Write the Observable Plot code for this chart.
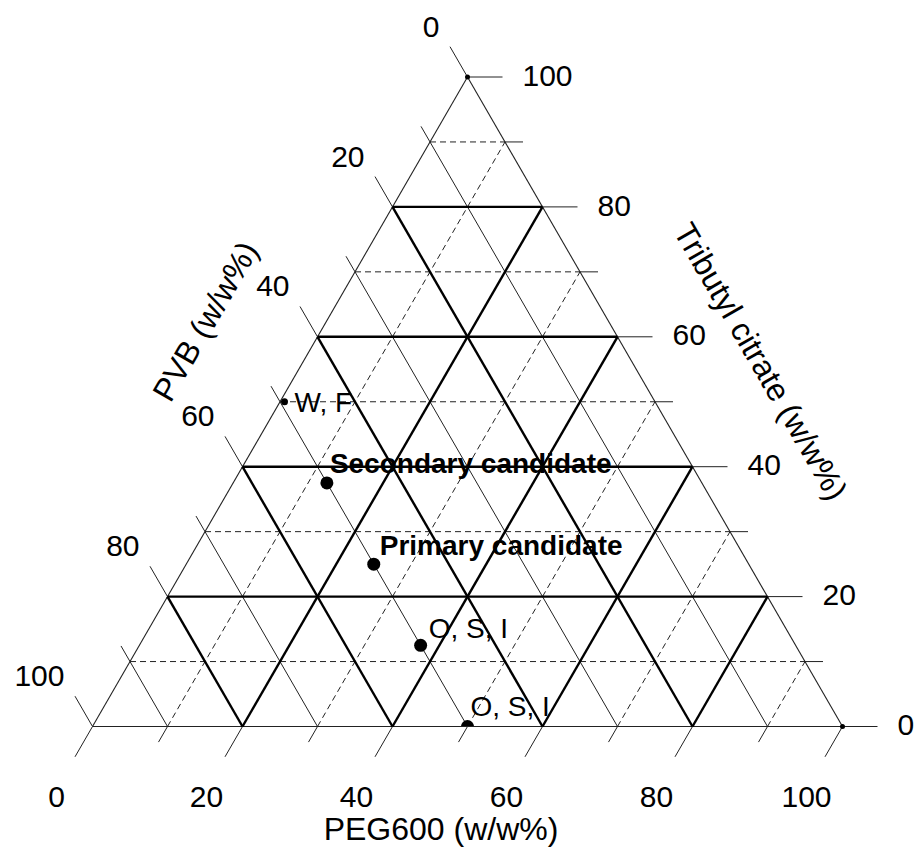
<!DOCTYPE html>
<html><head><meta charset="utf-8">
<script src="https://cdn.jsdelivr.net/npm/d3@7"></script>
<script src="https://cdn.jsdelivr.net/npm/@observablehq/plot@0.6"></script>
<style>body{margin:0;background:#fff;}</style>
</head><body><div id="chart"></div>
<script>
// ---- data ----
const gridLevels = [10, 20, 30, 40, 50, 60, 70, 80, 90];
const tickLevels = [0, 10, 20, 30, 40, 50, 60, 70, 80, 90, 100];
const labelLevels = [0, 20, 40, 60, 80, 100];
const tickLabels = ["0", "20", "40", "60", "80", "100"];
const axisTitles = ["PVB (w/w%)", "PEG600 (w/w%)", "Tributyl citrate (w/w%)"];

const pointNames = ["W, F", "Secondary candidate", "Primary candidate", "O, S, I", "O, S, I"];
const pointPVB = [49.4, 50, 50, 50, 50];
const pointPEG = [0.6, 12.5, 25, 37.5, 50];
const pointTBC = [50, 37.5, 25, 12.5, 0];

const vertexPEG = [0, 100];
const vertexTBC = [100, 0];

// ---- ternary -> cartesian (data units) ----
const S3 = Math.sqrt(3) / 2;
const P = (peg, t) => ({x: peg + t / 2, y: t * S3});
const seg = (a, b, kind) => ({x1: a.x, y1: a.y, x2: b.x, y2: b.y, kind});

const segs = [];
for (const k of gridLevels) {
  const major = k % 20 === 0;
  // Tributyl citrate = k (horizontal)
  segs.push(seg(P(0, k), P(100 - k, k), major ? "thick" : "dash"));
  // PVB = k (parallel to right edge)
  segs.push(seg(P(0, 100 - k), P(100 - k, 0), major ? "thick" : "thin"));
  // PEG = k (parallel to left edge)
  segs.push(seg(P(k, 0), P(k, 100 - k), major ? "thick" : "dash"));
}
// edges
segs.push(seg(P(0, 0), P(100, 0), "edge"));
segs.push(seg(P(0, 0), P(0, 100), "edge"));
segs.push(seg(P(100, 0), P(0, 100), "edge"));

// ticks (pixel lengths converted to data units, 7.5 px per unit)
const PX = 7.5;
for (const k of tickLevels) {
  const L = (k % 20 === 0 ? 35 : 18) / PX;
  const a = P(100 - k, k);
  segs.push(seg(a, {x: a.x + L, y: a.y}, "tick"));
  const b = P(0, 100 - k);
  segs.push(seg(b, {x: b.x - 0.5 * L, y: b.y + S3 * L}, "tick"));
  const c = P(k, 0);
  segs.push(seg(c, {x: c.x - 0.5 * L, y: c.y - S3 * L}, "tick"));
}

const pts = pointNames.map((name, i) => ({name, ...P(pointPEG[i], pointTBC[i]), i}));
const verts = vertexPEG.map((p, i) => P(p, vertexTBC[i]));

const tLab = labelLevels.map((k, i) => ({...P(100 - k, k), label: tickLabels[i]}));
const pvbLab = labelLevels.map((k, i) => ({...P(0, 100 - k), label: tickLabels[i]}));
const pegLab = labelLevels.map((k, i) => ({...P(k, 0), label: tickLabels[i]}));

const FONT = "'Liberation Sans', Arial, Helvetica, sans-serif";
const linkOf = (kind, opts) => Plot.link(segs.filter(d => d.kind === kind), {x1: "x1", y1: "y1", x2: "x2", y2: "y2", ...opts});

const ptLabel = (i, opts) => Plot.text([pts[i]], {x: "x", y: "y", text: "name", textAnchor: "start", fontSize: 28, fill: "black", ...opts});

const chart = Plot.plot({
  width: 915, height: 852,
  marginTop: 0, marginLeft: 0, marginRight: 0, marginBottom: 126,
  x: {domain: [0, 100], range: [92, 842], axis: null},
  y: {domain: [0, 100 * S3], range: [726, 76.5], axis: null},
  style: {fontFamily: FONT, background: "white", color: "black"},
  marks: [
    linkOf("thin", {stroke: "#222", strokeWidth: 1}),
    linkOf("dash", {stroke: "#222", strokeWidth: 1, strokeDasharray: "6,4"}),
    linkOf("edge", {stroke: "#222", strokeWidth: 1.1}),
    linkOf("tick", {stroke: "#222", strokeWidth: 1}),
    linkOf("thick", {stroke: "black", strokeWidth: 2.4}),
    Plot.dot(verts, {x: "x", y: "y", r: 2.5, fill: "black"}),
    Plot.dot(pts.slice(0, 1), {x: "x", y: "y", r: 3.5, fill: "black"}),
    Plot.dot(pts.slice(1, 4), {x: "x", y: "y", r: 6.5, fill: "black"}),
    Plot.dot(pts.slice(4), {x: "x", y: "y", r: 6.5, fill: "black", clip: true}),
    ptLabel(0, {dx: 10, dy: 1}),
    ptLabel(1, {dx: 3, dy: -19, fontWeight: "bold"}),
    ptLabel(2, {dx: 6, dy: -18, fontWeight: "bold"}),
    ptLabel(3, {dx: 8, dy: -16}),
    ptLabel(4, {dx: 3, dy: -19}),
    Plot.text(tLab, {x: "x", y: "y", text: "label", textAnchor: "start", dx: 55, dy: -1, fontSize: 30, fill: "black"}),
    Plot.text(pvbLab, {x: "x", y: "y", text: "label", textAnchor: "end", dx: -28, dy: -50, fontSize: 30, fill: "black"}),
    Plot.text(pegLab, {x: "x", y: "y", text: "label", textAnchor: "middle", dx: -36, dy: 71, fontSize: 30, fill: "black"}),
    Plot.text([P(0, 50)], {x: "x", y: "y", text: [axisTitles[0]], rotate: -60, dx: -74, dy: -80, fontSize: 32, fill: "black"}),
    Plot.text([P(50, 0)], {x: "x", y: "y", text: [axisTitles[1]], dx: -26.5, dy: 103, fontSize: 32, fill: "black"}),
    Plot.text([P(50, 50)], {x: "x", y: "y", text: [axisTitles[2]], rotate: 60, dx: 105, dy: -40, fontSize: 32, fill: "black"})
  ]
});
document.getElementById("chart").appendChild(chart);
</script>
</body></html>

-----

● Work instructions
Check each line of the data above for the word "chart", then state how many lines have it. Give the number alone.

● Answer below
4